Money Was Short
By Nez Nesmith
Lyman was considered a poor town in the 1950’s. Several families were rather poor. Some poorer than others. Most men in Lyman were loggers which was seasonal work. Snows in the mountains shut down logging in winter. So, most loggers were on what they called “Rocking chair” or unemployment during the winter months, which wasn’t much. For many families that was their whole income during the winter months, especially if they hadn’t saved any of their logging earnings. Also, women generally didn’t work outside the home yet, so most income was dependent on the man of the house.
Money was always short. Growing up we rarely had spending money for things like candy, or sodas, or toys or games. Lyman couldn’t even support a restaurant other than the tavern.
Our family was one of the poor ones, too, but our Dad wasn’t a logger. He was gone. Mom was a divorcee raising three kids and taking care of her Grandma Buckner. We were on state welfare. Mom was a good seamstress and earned additional income with her sewing. But that work was sporadic. There really weren’t other work options for her in Lyman, especially with three kids at home.
When I was old enough I did a lot of things to earn spending money. Neighbors might pay me a couple of dollars to mow their yard with our old reel push mower. Or I helped someone cut and stack stove or fireplace wood for money.
One year I sold Wallace Brown Christmas cards. They had a really nice assortment, including Currier and Ives cards. Mrs. Hittson loved those cards and bought four boxes of Currier and Ives, the most expensive. Customers pre-paid for their order with a check in September or October and I sent the orders and checks to the Wallace Brown company, and I received and delivered their monogrammed cards the first week of December. The company sent me a check with the deliveries. But Lyman didn’t have enough customers for me to earn much money selling Christmas cards. I did pretty well but that income was so slow in coming to me that it became our Christmas money.

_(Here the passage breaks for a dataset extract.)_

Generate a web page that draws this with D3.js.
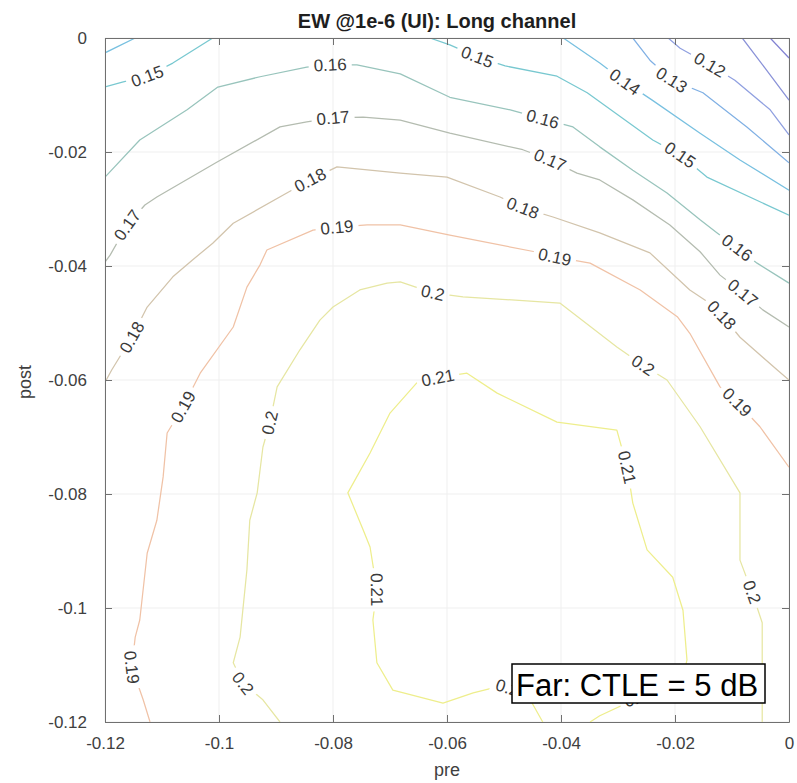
<!DOCTYPE html>
<html><head><meta charset="utf-8">
<script src="https://cdn.jsdelivr.net/npm/d3@7"></script>
<style>body{margin:0;background:#fff}</style>
</head><body><svg id="chart" width="797" height="783"></svg>
<script>
// ---------------- data ----------------
const titleText = "EW @1e-6 (UI): Long channel";
const xLabelText = "pre";
const yLabelText = "post";
const annotationText = "Far: CTLE = 5 dB";

const xTicks = [-0.12, -0.1, -0.08, -0.06, -0.04, -0.02, 0];
const xTickLabels = ["-0.12", "-0.1", "-0.08", "-0.06", "-0.04", "-0.02", "0"];
const yTicks = [-0.12, -0.1, -0.08, -0.06, -0.04, -0.02, 0];
const yTickLabels = ["-0.12", "-0.1", "-0.08", "-0.06", "-0.04", "-0.02", "0"];

const levels = [0.10, 0.11, 0.12, 0.13, 0.14, 0.15, 0.16, 0.17, 0.18, 0.19, 0.20, 0.21];

// contour polylines, points as [pre, post]
const c010 = [[-0.0033, 0], [0, -0.0035]];
const c011 = [[-0.0082, 0], [-0.0042, -0.0053], [0, -0.0109]];
const c012 = [[-0.0212, 0], [-0.0191, -0.0018], [-0.0139, -0.0047], [-0.0095, -0.0074], [-0.0033, -0.0126], [0, -0.0170]];
const c013 = [[-0.0274, 0], [-0.0244, -0.0039], [-0.0205, -0.0074], [-0.0151, -0.0096], [-0.0074, -0.0156], [0, -0.0219]];
const c014a = [[-0.12, -0.0026], [-0.1147, 0]];
const c014b = [[-0.0396, 0], [-0.0332, -0.0044], [-0.0288, -0.0077], [-0.0240, -0.0109], [-0.0156, -0.0167], [-0.0086, -0.0214], [0, -0.0267]];
const c015a = [[-0.12, -0.0086], [-0.1168, -0.0077], [-0.1126, -0.0067], [-0.1081, -0.0044], [-0.1011, 0]];
const c015b = [[-0.0630, 0], [-0.0595, -0.0012], [-0.0547, -0.0033], [-0.0498, -0.0049], [-0.0407, -0.0067], [-0.0354, -0.0096],
  [-0.0239, -0.0179], [-0.0191, -0.0205], [-0.0144, -0.0244], [0, -0.0311]];
const c016 = [[-0.12, -0.0244], [-0.1139, -0.0179], [-0.1056, -0.0126], [-0.1002, -0.0086], [-0.0928, -0.0068], [-0.0846, -0.0051],
  [-0.0805, -0.0047], [-0.0758, -0.0047], [-0.0682, -0.0063], [-0.0595, -0.0104], [-0.0489, -0.0126], [-0.0432, -0.0142],
  [-0.0379, -0.0156], [-0.0332, -0.0191], [-0.0274, -0.0232], [-0.0214, -0.0272], [-0.0156, -0.0319], [-0.0126, -0.0342],
  [-0.0091, -0.0368], [-0.0056, -0.0395], [0, -0.0430]];
const c017 = [[-0.12, -0.0393], [-0.1191, -0.0381], [-0.1161, -0.0328], [-0.1130, -0.0293], [-0.1109, -0.0279], [-0.1004, -0.0218],
  [-0.0893, -0.0156], [-0.0846, -0.0147], [-0.0800, -0.0140], [-0.0747, -0.0139], [-0.0682, -0.0144], [-0.0595, -0.0167],
  [-0.0467, -0.0196], [-0.0419, -0.0214], [-0.0372, -0.0237], [-0.0332, -0.0249], [-0.0274, -0.0284], [-0.0209, -0.0328],
  [-0.0156, -0.0375], [-0.0121, -0.0416], [-0.0081, -0.0447], [-0.0046, -0.0477], [0, -0.0507]];
const c018 = [[-0.12, -0.0604], [-0.1188, -0.0582], [-0.1153, -0.0525], [-0.1126, -0.0472], [-0.1081, -0.0419], [-0.1046, -0.0389],
  [-0.1011, -0.0360], [-0.0975, -0.0325], [-0.0881, -0.0272], [-0.0840, -0.0249], [-0.0793, -0.0226], [-0.0682, -0.0237],
  [-0.0600, -0.0244], [-0.0507, -0.0279], [-0.0467, -0.0298], [-0.0414, -0.0314], [-0.0332, -0.0342], [-0.0244, -0.0377],
  [-0.0174, -0.0442], [-0.0147, -0.0460], [-0.0118, -0.0486], [-0.0086, -0.0525], [-0.0021, -0.0582], [0, -0.0600]];
const c019 = [[-0.1121, -0.12], [-0.1133, -0.1161], [-0.1153, -0.1104], [-0.1147, -0.1051], [-0.1139, -0.1021], [-0.1126, -0.0904],
  [-0.1109, -0.0846], [-0.1098, -0.0770], [-0.1091, -0.0693], [-0.1063, -0.0647], [-0.1033, -0.0588], [-0.0975, -0.0507],
  [-0.0951, -0.0437], [-0.0928, -0.0398], [-0.0916, -0.0372], [-0.0835, -0.0337], [-0.0793, -0.0332], [-0.0740, -0.0328],
  [-0.0682, -0.0328], [-0.0595, -0.0346], [-0.0446, -0.0375], [-0.0411, -0.0384], [-0.0349, -0.0395], [-0.0261, -0.0442],
  [-0.0196, -0.0489], [-0.0174, -0.0518], [-0.0121, -0.0612], [-0.0091, -0.0639], [-0.0051, -0.0682], [0, -0.0753]];
const c020 = [[-0.0893, -0.12], [-0.0923, -0.1161], [-0.0958, -0.1132], [-0.0975, -0.1096], [-0.0963, -0.1051], [-0.0951, -0.0933],
  [-0.0946, -0.0846], [-0.0933, -0.0798], [-0.0923, -0.0718], [-0.0911, -0.0675], [-0.0898, -0.0612], [-0.0858, -0.0547],
  [-0.0823, -0.0495], [-0.0800, -0.0472], [-0.0753, -0.0442], [-0.0705, -0.0430], [-0.0682, -0.0428], [-0.0625, -0.0447],
  [-0.0572, -0.0454], [-0.0402, -0.0465], [-0.0302, -0.0542], [-0.0256, -0.0574], [-0.0214, -0.0600], [-0.0156, -0.0682],
  [-0.0086, -0.0798], [-0.0086, -0.0916], [-0.0065, -0.0972], [-0.0047, -0.1026], [-0.0047, -0.12]];
const c021 = [[-0.0432, -0.12], [-0.0454, -0.1161], [-0.0486, -0.1142], [-0.0519, -0.1140], [-0.0554, -0.1149], [-0.0607, -0.1167],
  [-0.0695, -0.1144], [-0.0723, -0.1096], [-0.0730, -0.1021], [-0.0723, -0.0968], [-0.0735, -0.0893], [-0.0747, -0.0863],
  [-0.0774, -0.0798], [-0.0735, -0.0728], [-0.0700, -0.0658], [-0.0653, -0.0605], [-0.0616, -0.0596], [-0.0565, -0.0588],
  [-0.0512, -0.0623], [-0.0407, -0.0674], [-0.0302, -0.0688], [-0.0284, -0.0753], [-0.0274, -0.0816], [-0.0249, -0.0898],
  [-0.0204, -0.0946], [-0.0186, -0.1004], [-0.0179, -0.1091], [-0.0191, -0.1144], [-0.0261, -0.1156], [-0.0332, -0.1189],
  [-0.0349, -0.12]];

const contourLines = [
  [0.10, c010], [0.11, c011], [0.12, c012], [0.13, c013], [0.14, c014a], [0.14, c014b],
  [0.15, c015a], [0.15, c015b], [0.16, c016], [0.17, c017], [0.18, c018], [0.19, c019],
  [0.20, c020], [0.21, c021]
];

// inline contour labels: [level, pre, post]
const contourLabels = [
  [0.12, -0.0139, -0.0047], [0.13, -0.0209, -0.0077], [0.14, -0.0288, -0.0077],
  [0.15, -0.1126, -0.0067], [0.15, -0.0547, -0.0033], [0.15, -0.0191, -0.0205],
  [0.16, -0.0805, -0.0047], [0.16, -0.0432, -0.0142], [0.16, -0.0091, -0.0368],
  [0.17, -0.1161, -0.0328], [0.17, -0.0800, -0.0140], [0.17, -0.0419, -0.0214], [0.17, -0.0081, -0.0447],
  [0.18, -0.1153, -0.0525], [0.18, -0.0840, -0.0249], [0.18, -0.0467, -0.0298], [0.18, -0.0118, -0.0486],
  [0.19, -0.1153, -0.1104], [0.19, -0.1063, -0.0647], [0.19, -0.0793, -0.0332], [0.19, -0.0411, -0.0384], [0.19, -0.0091, -0.0639],
  [0.20, -0.0958, -0.1132], [0.20, -0.0911, -0.0675], [0.20, -0.0625, -0.0447], [0.20, -0.0256, -0.0574], [0.20, -0.0065, -0.0972],
  [0.21, -0.0616, -0.0596], [0.21, -0.0284, -0.0753], [0.21, -0.0723, -0.0968], [0.21, -0.0486, -0.1142], [0.21, -0.0261, -0.1156]
];

// ---------------- styles / layout ----------------
const levelColors = ["#8282d2", "#8a92d8", "#90a0e0", "#80b0e4", "#78c0e0", "#78c8d0",
                     "#98c4bc", "#b4bcb0", "#d2c4ac", "#f0c2a6", "#e6e6a2", "#eeee8c"];
const color = d3.scaleOrdinal().domain(levels).range(levelColors);

const W = 797, H = 783;
const M = {left: 105, right: 789, top: 38, bottom: 722};
const FONT = "Liberation Sans, Arial, Helvetica, sans-serif";

const svg = d3.select("#chart");
svg.append("rect").attr("width", W).attr("height", H).attr("fill", "#fff");

const x = d3.scaleLinear().domain([-0.12, 0]).range([M.left, M.right]);
const y = d3.scaleLinear().domain([-0.12, 0]).range([M.bottom, M.top]);

// grid
const grid = svg.append("g");
grid.selectAll("line.gx").data(xTicks).join("line")
  .attr("x1", d => x(d)).attr("x2", d => x(d)).attr("y1", M.top).attr("y2", M.bottom)
  .attr("stroke", "#efefef").attr("stroke-width", 1);
grid.selectAll("line.gy").data(yTicks).join("line")
  .attr("y1", d => y(d)).attr("y2", d => y(d)).attr("x1", M.left).attr("x2", M.right)
  .attr("stroke", "#efefef").attr("stroke-width", 1);

// clip + mask
const defs = svg.append("defs");
defs.append("clipPath").attr("id", "plotclip").append("rect")
  .attr("x", M.left).attr("y", M.top).attr("width", M.right - M.left).attr("height", M.bottom - M.top);
const mask = defs.append("mask").attr("id", "lblmask").attr("maskUnits", "userSpaceOnUse")
  .attr("x", 0).attr("y", 0).attr("width", W).attr("height", H);
mask.append("rect").attr("width", W).attr("height", H).attr("fill", "#fff");

// contour lines
const line = d3.line().x(d => x(d[0])).y(d => y(d[1]));
const cg = svg.append("g").attr("clip-path", "url(#plotclip)");
const lg = cg.append("g").attr("mask", "url(#lblmask)");
lg.selectAll("path").data(contourLines).join("path")
  .attr("d", d => line(d[1]))
  .attr("fill", "none")
  .attr("stroke", d => color(d[0]))
  .attr("stroke-width", 1.25)
  .attr("stroke-linejoin", "round");

// label placement along lines
function nearest(level, px, py) {
  let best = null;
  contourLines.filter(c => Math.abs(c[0] - level) < 1e-9).forEach(c => {
    const sp = c[1].map(p => [x(p[0]), y(p[1])]);
    const cum = [0];
    for (let i = 1; i < sp.length; i++) cum.push(cum[i - 1] + Math.hypot(sp[i][0] - sp[i - 1][0], sp[i][1] - sp[i - 1][1]));
    for (let i = 0; i < sp.length - 1; i++) {
      const [ax, ay] = sp[i], [bx, by] = sp[i + 1];
      const dx = bx - ax, dy = by - ay, L2 = dx * dx + dy * dy;
      let t = L2 ? ((px - ax) * dx + (py - ay) * dy) / L2 : 0;
      t = Math.max(0, Math.min(1, t));
      const qx = ax + t * dx, qy = ay + t * dy, d = Math.hypot(px - qx, py - qy);
      if (!best || d < best.d) best = {d, qx, qy, sp, cum, s: cum[i] + t * Math.sqrt(L2)};
    }
  });
  return best;
}
function pointAt(sp, cum, s) {
  s = Math.max(0, Math.min(cum[cum.length - 1], s));
  for (let i = 0; i < sp.length - 1; i++) {
    if (s <= cum[i + 1] || i === sp.length - 2) {
      const seg = cum[i + 1] - cum[i] || 1, t = (s - cum[i]) / seg;
      return [sp[i][0] + t * (sp[i + 1][0] - sp[i][0]), sp[i][1] + t * (sp[i + 1][1] - sp[i][1])];
    }
  }
  return sp[sp.length - 1];
}

const labG = svg.append("g").attr("clip-path", "url(#plotclip)");
contourLabels.forEach(([lev, lx, ly]) => {
  const b = nearest(lev, x(lx), y(ly));
  const p1 = pointAt(b.sp, b.cum, b.s - 14), p2 = pointAt(b.sp, b.cum, b.s + 14);
  let ang = Math.atan2(p2[1] - p1[1], p2[0] - p1[0]) * 180 / Math.PI;
  if (ang > 90) ang -= 180;
  if (ang <= -90) ang += 180;
  const t = labG.append("text")
    .attr("transform", `translate(${b.qx},${b.qy}) rotate(${ang})`)
    .attr("text-anchor", "middle").attr("dy", "0.35em")
    .attr("font-family", FONT).attr("font-size", 17).attr("fill", "#3a3a3a")
    .text(String(lev));
  const w = t.node().getComputedTextLength();
  mask.append("rect")
    .attr("transform", `translate(${b.qx},${b.qy}) rotate(${ang})`)
    .attr("x", -w / 2 - 5).attr("y", -8).attr("width", w + 10).attr("height", 16)
    .attr("fill", "#000");
});

// axes (MATLAB style box, inward ticks)
const axisColor = "#707070";
function styleAxis(g) {
  g.select(".domain").attr("stroke", axisColor).attr("stroke-width", 1);
  g.selectAll(".tick line").attr("stroke", axisColor);
  g.selectAll(".tick text").attr("fill", "#404040").attr("font-family", FONT).attr("font-size", 17);
}
svg.append("g").attr("transform", `translate(0,${M.bottom})`)
  .call(d3.axisBottom(x).tickValues(xTicks).tickFormat((d, i) => xTickLabels[i]).tickSizeInner(-7).tickSizeOuter(0).tickPadding(15))
  .call(styleAxis);
svg.append("g").attr("transform", `translate(0,${M.top})`)
  .call(d3.axisTop(x).tickValues(xTicks).tickFormat("").tickSizeInner(-7).tickSizeOuter(0))
  .call(styleAxis);
svg.append("g").attr("transform", `translate(${M.left},0)`)
  .call(d3.axisLeft(y).tickValues(yTicks).tickFormat((d, i) => yTickLabels[i]).tickSizeInner(-7).tickSizeOuter(0).tickPadding(18))
  .call(styleAxis);
svg.append("g").attr("transform", `translate(${M.right},0)`)
  .call(d3.axisRight(y).tickValues(yTicks).tickFormat("").tickSizeInner(-7).tickSizeOuter(0))
  .call(styleAxis);

// title and axis labels
svg.append("text").attr("x", 437).attr("y", 28).attr("text-anchor", "middle")
  .attr("font-family", FONT).attr("font-weight", "bold").attr("font-size", 20).attr("fill", "#1e1e1e")
  .text(titleText);
svg.append("text").attr("x", (M.left + M.right) / 2).attr("y", 776).attr("text-anchor", "middle")
  .attr("font-family", FONT).attr("font-size", 18).attr("fill", "#404040").text(xLabelText);
svg.append("text").attr("transform", `translate(31,${(M.top + M.bottom) / 2 + 2}) rotate(-90)`).attr("text-anchor", "middle")
  .attr("font-family", FONT).attr("font-size", 18).attr("fill", "#404040").text(yLabelText);

// annotation box
svg.append("rect").attr("x", 512).attr("y", 664).attr("width", 253).attr("height", 39)
  .attr("fill", "#fff").attr("stroke", "#000").attr("stroke-width", 1.5);
svg.append("text").attr("x", 516).attr("y", 696)
  .attr("font-family", FONT).attr("font-size", 31).attr("fill", "#000").text(annotationText);
</script></body></html>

I tried other things too, like selling GRIT Newspaper, a bi-weekly national newspaper that kids all over the country sold. But I was looking for something with quicker cash results.

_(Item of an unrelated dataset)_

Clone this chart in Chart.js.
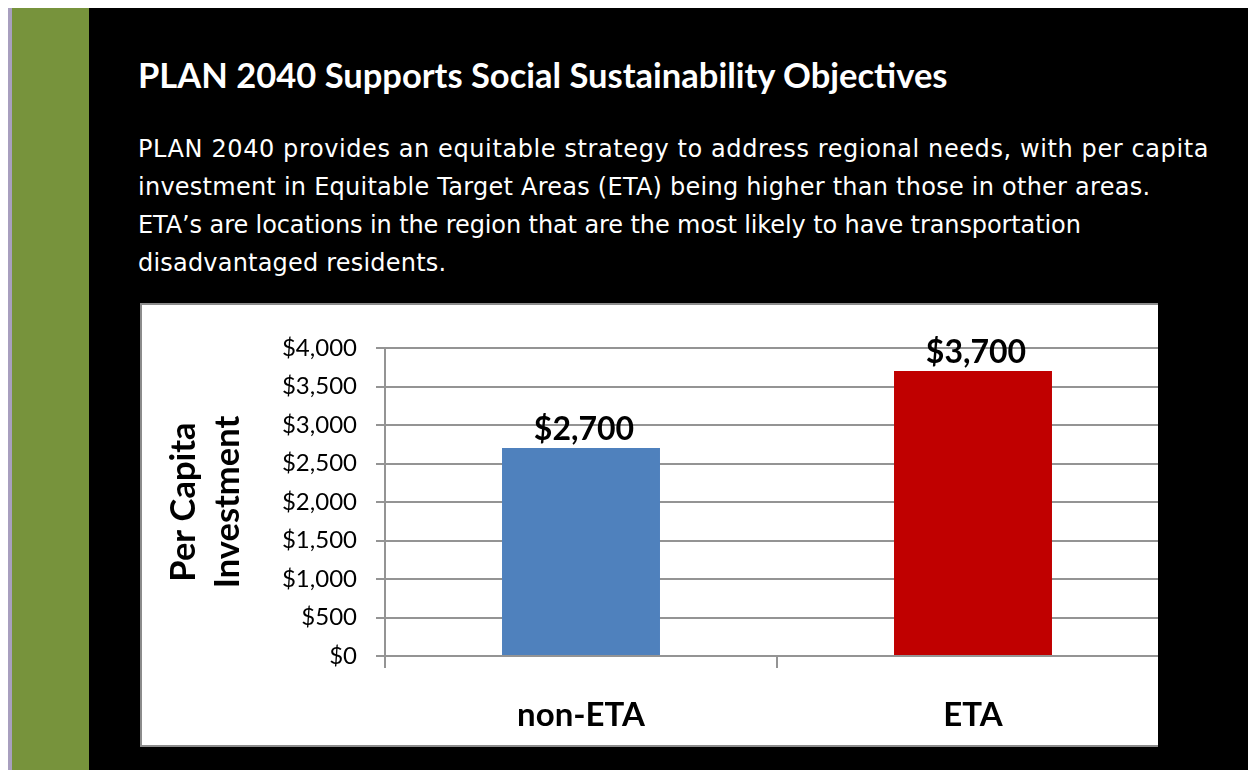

One of the simpler jobs I did for immediate cash was to hike along the highway a mile or two outside of town with a gunnysack (burlap) to collect unbroken beer bottles and pop bottles that had been tossed out of vehicles. Beer bottles each had a One Cent deposit and pop bottles a Five Cent deposit. Those bottles were sturdy and didn’t break easily and glass is heavy. Pop bottles were scarce, but on a good day I could earn a dollar or two in an hour or so, depending on if anyone had recently picked that stretch of highway. In those days most everyone, including the loggers, drank and drove.
I always took my very heavy gunnysack to the Lyman Tavern and turned the bottles in for the deposit return. When I made more than two dollars I rewarded myself with a Coca-Cola and a bag of peanuts, for twenty-five cents, which I poured into the Coke. Pure joy. I loved that.
Then I got old enough to pick strawberries at Mapes Strawberry Farm for about three weeks. Hard work but more money.